RFI: Quels sont donc ceux qui étaient ici ?
IB: Zaga-zaga, Fozié, Chérif… et bien d’autres éléments qui sont sur le terrain. Ils sont tous des Ivoiriens, des militaires chassés de la Côte d’Ivoire d’abord par le régime Guei puis après par le régime Gbagbo. Ne voyant pas la faute qui pouvait les faire radier de l’armée, ils négociaient pour pouvoir être reçus par les autorités ivoiriennes. En réponse, selon ce qu’ils ont appris, on cherchait plutôt à les arrêter. Et chaque jour, on disait qu’ils préparaient un coup d’État. Voilà la conséquence.

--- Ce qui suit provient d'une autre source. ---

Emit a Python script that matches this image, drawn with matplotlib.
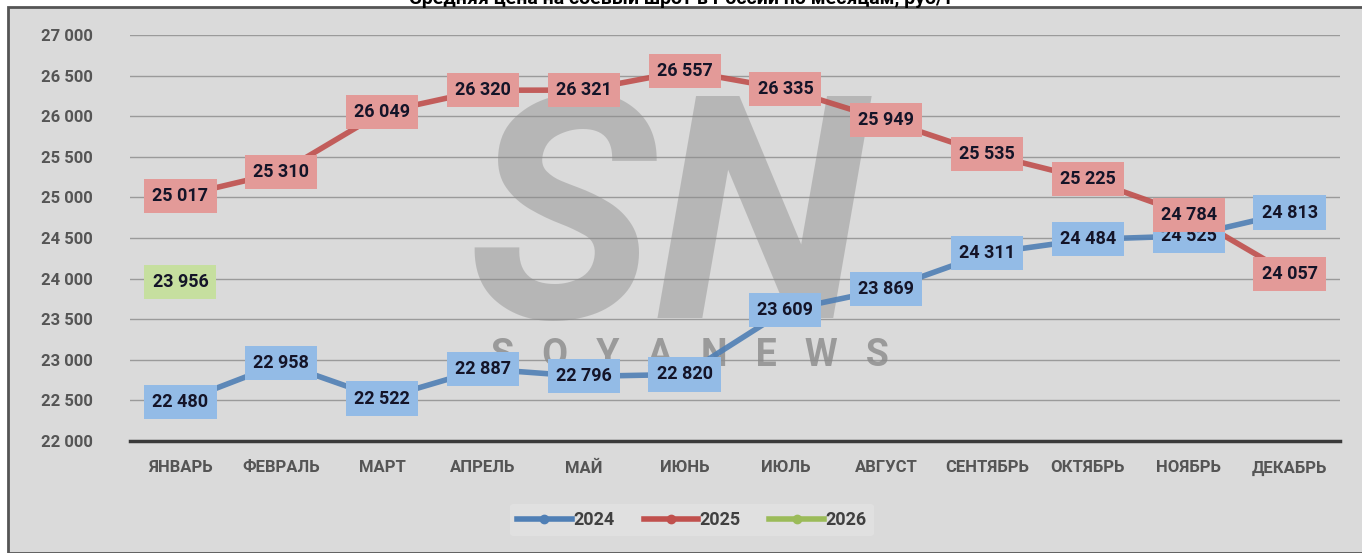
import numpy as np
import matplotlib
matplotlib.use("Agg")
import matplotlib.pyplot as plt
from matplotlib.patches import Rectangle
from matplotlib.lines import Line2D

# data
months = ['ЯНВАРЬ', 'ФЕВРАЛЬ', 'МАРТ', 'АПРЕЛЬ', 'МАЙ', 'ИЮНЬ', 'ИЮЛЬ',
          'АВГУСТ', 'СЕНТЯБРЬ', 'ОКТЯБРЬ', 'НОЯБРЬ', 'ДЕКАБРЬ']
y2024 = [22480, 22958, 22522, 22887, 22796, 22820, 23609, 23869, 24311, 24484, 24525, 24813]
y2025 = [25017, 25310, 26049, 26320, 26321, 26557, 26335, 25949, 25535, 25225, 24784, 24057]
y2026 = [23956]
yticks = [22000, 22500, 23000, 23500, 24000, 24500, 25000, 25500, 26000, 26500, 27000]
title = 'Средняя цена на соевый шрот в России по месяцам, руб/т'

W, H = 1362, 553
fig = plt.figure(figsize=(W/100, H/100), dpi=100, facecolor='white')
plt.rcParams['font.family'] = ['Roboto', 'DejaVu Sans']

# chart frame
bg = '#dadada'
fig.patches.append(Rectangle((8/W, 0), 1, 1 - 7/H, transform=fig.transFigure,
                             facecolor=bg, edgecolor='#555555', linewidth=2, zorder=-5))
fig.text(0.5, 1 - 4/H, title, ha='center', va='baseline', fontsize=14,
         fontweight='bold', color='black')

ax = fig.add_axes([130/W, 1 - 441/H, 1210/W, 406/H])
ax.set_facecolor('none')
x = np.arange(len(months))
ax.set_xlim(-0.5, len(months) - 0.5)
ax.set_ylim(22000, 27000)

for s in ['top', 'right', 'left']:
    ax.spines[s].set_visible(False)
ax.spines['bottom'].set_color('#3a3a3a')
ax.spines['bottom'].set_linewidth(2.5)
ax.set_yticks(yticks)
ax.set_yticklabels([f'{v:,}'.replace(',', ' ') for v in yticks])
ax.set_xticks(x)
ax.set_xticklabels(months)
ax.tick_params(axis='x', length=0, labelsize=12, labelcolor='#555555', pad=14)
ax.tick_params(axis='y', length=0, labelsize=12, labelcolor='#555555', pad=27)
for t in ax.get_xticklabels() + ax.get_yticklabels():
    t.set_fontweight('bold')
ax.grid(axis='y', color='#9a9a9a', linewidth=1, zorder=0)
ax.set_axisbelow(True)

# watermark
ax.text(668/W, 1 - 232/H, 'SN', transform=fig.transFigure, ha='center', va='center',
        fontsize=225, fontstyle='italic', fontweight='bold', color='#8c8c8c',
        alpha=0.45, zorder=1)
ax.text(690/W, 1 - 355/H, 'S   O   Y   A   N   E   W   S', transform=fig.transFigure,
        ha='center', va='center', fontsize=27, fontweight='bold', color='#8a8a8a',
        alpha=0.8, zorder=1)

series = [
    (y2024, '2024', '#4f7fb5', '#93bbe6'),
    (y2025, '2025', '#c0504d', '#e39a98'),
    (y2026, '2026', '#9bbb59', '#c6df9f'),
]
for vals, name, lc, fc in series:
    xs = x[:len(vals)]
    ax.plot(xs, vals, color=lc, linewidth=4, marker='o', markersize=22,
            markerfacecolor=lc, markeredgecolor=lc, zorder=3, alpha=0.9)
    for xi, v in zip(xs, vals):
        ax.text(xi, v, f'{v:,}'.replace(',', ' '), ha='center', va='center',
                fontsize=13, fontweight='bold', color='#141428', zorder=4,
                bbox=dict(boxstyle='square,pad=0.45', facecolor=fc, edgecolor='none'))

handles = [Line2D([0], [0], color=lc, linewidth=4, marker='o', markersize=6)
           for _, _, lc, _ in series]
leg = fig.legend(handles, [s[1] for s in series], loc='center', ncol=3,
                 bbox_to_anchor=(692/W, 1 - 520/H), frameon=True, fontsize=13,
                 handlelength=3.0, handletextpad=0.1, columnspacing=1.6)
leg.get_frame().set_facecolor('#e2e2e2')
leg.get_frame().set_edgecolor('none')
for t in leg.get_texts():
    t.set_color('#404040')
    t.set_fontweight('bold')

fig.savefig('out.png', dpi=100, facecolor='white')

RFI: Pourquoi, eux, sont-ils rentrés et pas vous ?
IB:
Je ne suis pas rentré parce que j’ai eu la certitude et la confirmation que si je mettais les pieds en Côte d’Ivoire, je risquais d’être liquidé. D’ailleurs, ils ont envoyé des hommes à Ouagadougou ici dans l’intention de me liquider ; Donc j’avais la certitude que je n’étais pas le bienvenue en Côte d’Ivoire. J’ai alors négocié avec les autorités burkinabé pour rester ici pour plus de sécurité pour ma vie.

RFI: Avez-vous eu des contacts avec vos camarades depuis le 19 septembre ?
IB:
Nos amis sur le terrain m’ont contacté et ils ont dit qu’ils avaient besoin de mon expérience et mon soutien. Après réflexion, j’ai décidé de les rejoindre mais j’ai été empêché par les autorités burkinabé.

RFI: Y a t-il des officiers qui se cachent derrière ces hommes ?
IB:
Je ne suis pas sur le terrain mais à ma connaissance, il n’ y a aucun officier derrière eux, ni aucun homme politique. A écouter leurs revendications, on voit que ce n’est pas un problème politique, mais plutôt social. La Côte d’Ivoire a des problèmes, c’est une réalité. Le pays est divisé . Sinon, ils ne réclament que la justice, la vraie démocratie et la paix. Ils ne demandent pas à être forcément au pouvoir. On n’a pas besoin d’avoir un homme politique pour agir comme ils le font. Ils agissent en tant qu’humain, en tant qu’Ivoirien. Ils sont marginalisés. La plupart des militaires et gendarmes qui sont en prison en Côte d’Ivoire sont originaires du Nord sont dioula. Est-ce que c’est normal ? Donc les camarades se disent qu’il vaut mieux se battre au lieu de s’asseoir et de se faire prendre comme un poulet.

RFI : Et vous n’avez donc pas de lien avec Gueï ou Alassane Ouattara ?
IB:
Non, ni avec Ouattara, ni avec Gueï. A chaque fois qu’il y a des problèmes, on parle de Ouattara. Il n’est pas le seul à qui on refuse une carte d’identité ivoirienne ou le seul qu’on empêche de réussir à un concours de gendarmerie. Certes, j’ai été garde de corps de Ouattara, mais j’y ai été affecté. Je n’ai pas choisi. C’était une mission.